How Expectations Around the Fed, Banks,​​ and the Economy Affect Investors


February 5, 2024



Audrey Keel | Marketing Manager




When it comes to markets, day-to-day price swings are often more about what investors expect than the underlying facts. This is because markets are designed to anticipate future events and assign them a price today. This gap between reality and expectations has driven stock and bond market volatility in recent days due to the Fed's latest announcement and headlines in the banking sector. What should investors know about these developments to stay focused on the long run?
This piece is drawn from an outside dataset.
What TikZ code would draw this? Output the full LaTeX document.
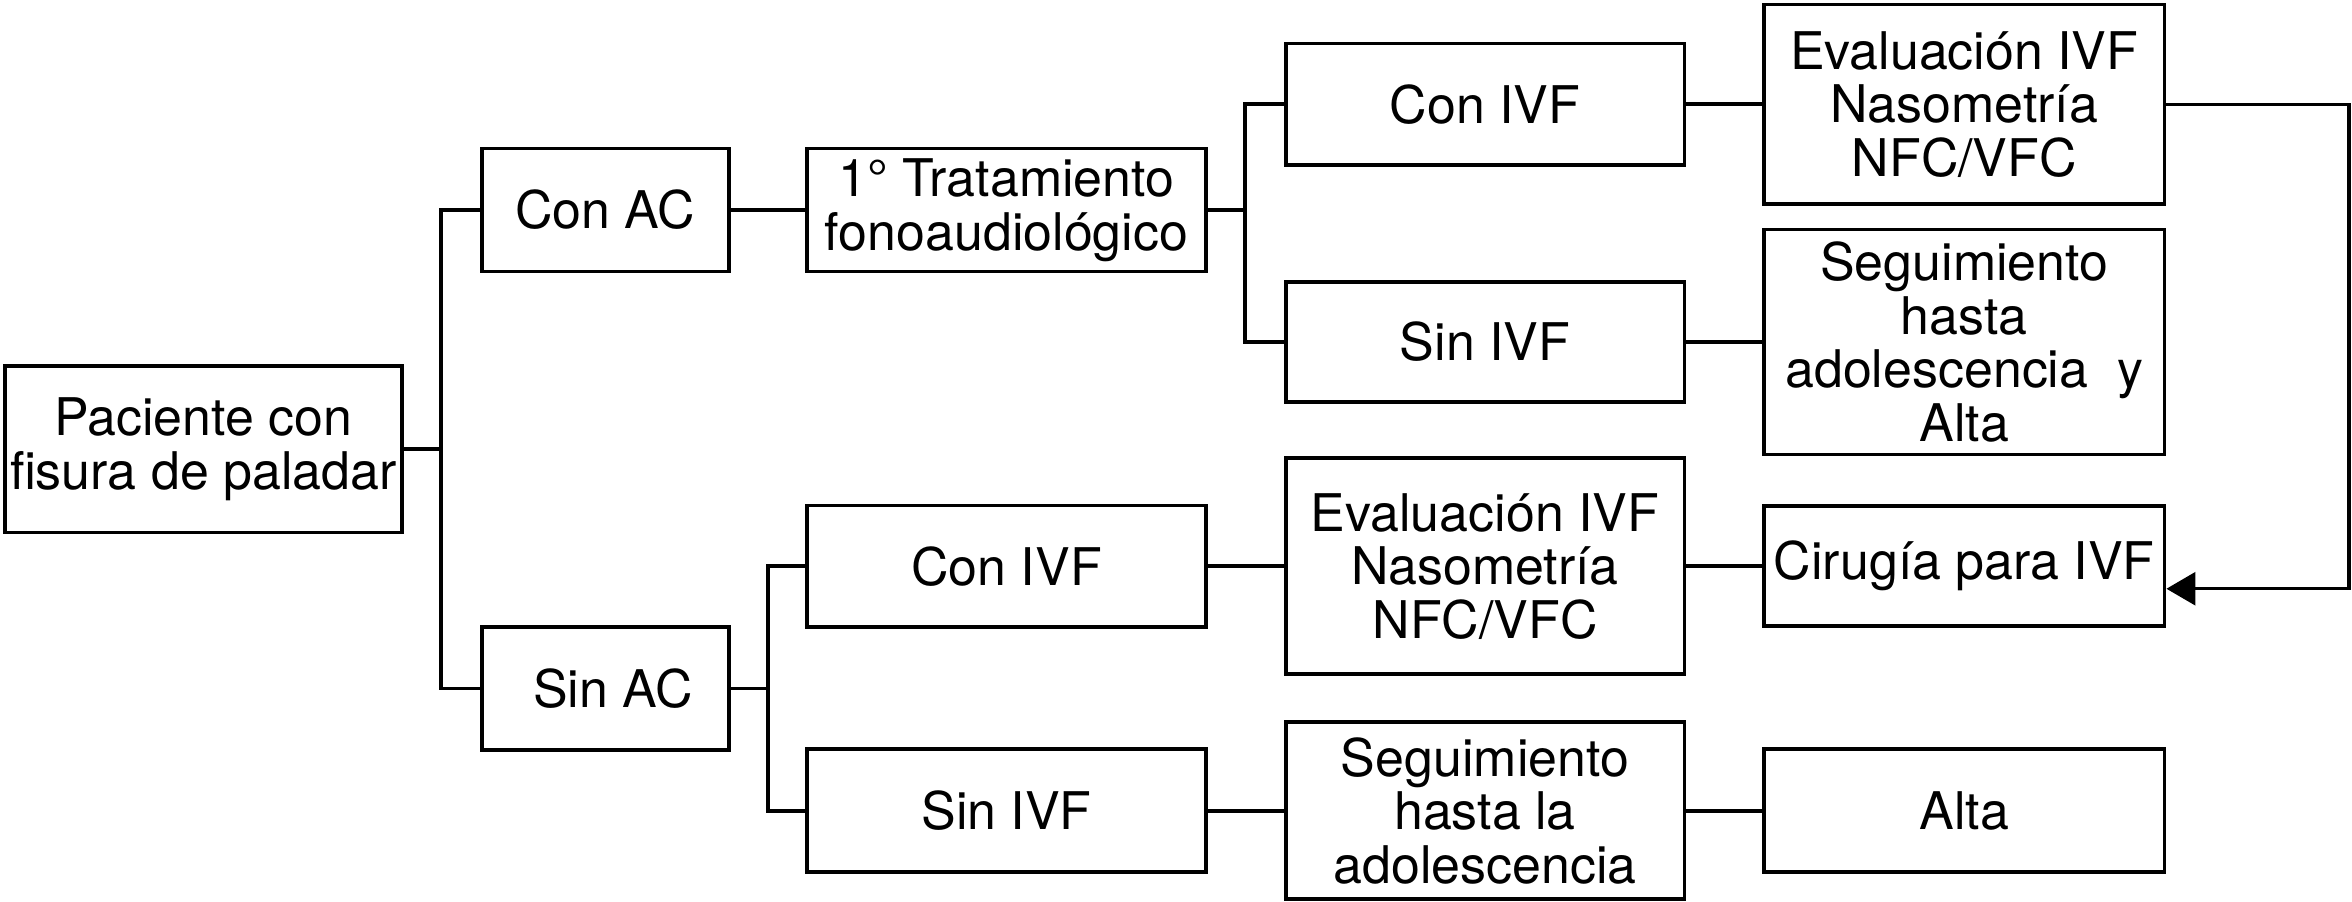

Rapid Fed rate hikes created stress for bonds, commercial real estate, and banks

First, the Fed announced on January 31 that it is keeping rates steady and closed the door on additional rate hikes. However, they also stated that the FOMC would need "greater confidence that inflation is moving sustainably toward 2 percent" before cutting rates, and Chair Jay Powell emphasized at his press conference that a rate cut is unlikely at its next meeting in March. ​​ This led to a shift in market expectations around the beginning of rate cuts, leading the S&P 500 to close 1.6% lower.

However, this was then followed by positive returns of 1.2% and 1.1% on the next two days as markets quickly adjusted. At the moment, markets have downgraded the path of policy rates by one cut, expecting a total​​ of​​ four or five by year end. Clearly, this is a case of the market getting ahead of itself with lofty rate cut expectations. The gap between what the Fed has previously communicated - possibly three cuts this year - versus what the market anticipates, is an ongoing source of market uncertainty.

Second, the latest worry on investors' minds is New York Community Bank (NYCB) and its deteriorating commercial real estate loan portfolio. Last year, NYCB acquired $38 billion in assets and assumed $36 billion in liabilities from Signature Bank which failed during the banking crisis. The accompanying chart shows the unrealized losses in bank bond holdings that helped to spark last year's crisis along with a slowing economy and the crash in cryptocurrencies in 2022. The other banks that made headlines were Silicon Valley Bank and First Republic which were acquired by First Citizens Bank and JPMorgan, respectively.

While the banking sector has stabilized since then, commercial real estate has continued to struggle especially in the office and multifamily segments which make up a significant portion of NYCB's loan portfolio. Their acquisition of Signature Bank assets also pushed NYCB above $100 billion which means it is subject to higher capital and liquidity requirements. Combined, NYCB reported a significant and unexpected quarterly loss.

Naturally, investors are worried about a repeat of last year's bank failures. While the situation is still developing, the issues facing NYCB can be characterized as a continuation of the problems that Signature Bank faced due to higher interest rates and a slowing economy. This means that it's possible for these issues to be bank-specific rather than reflect problems across the entire financial system. Indeed, while the regional banks sub-industry of the S&P 500 has fallen 2.4% this year, the broader financials sector has risen about 3.5%.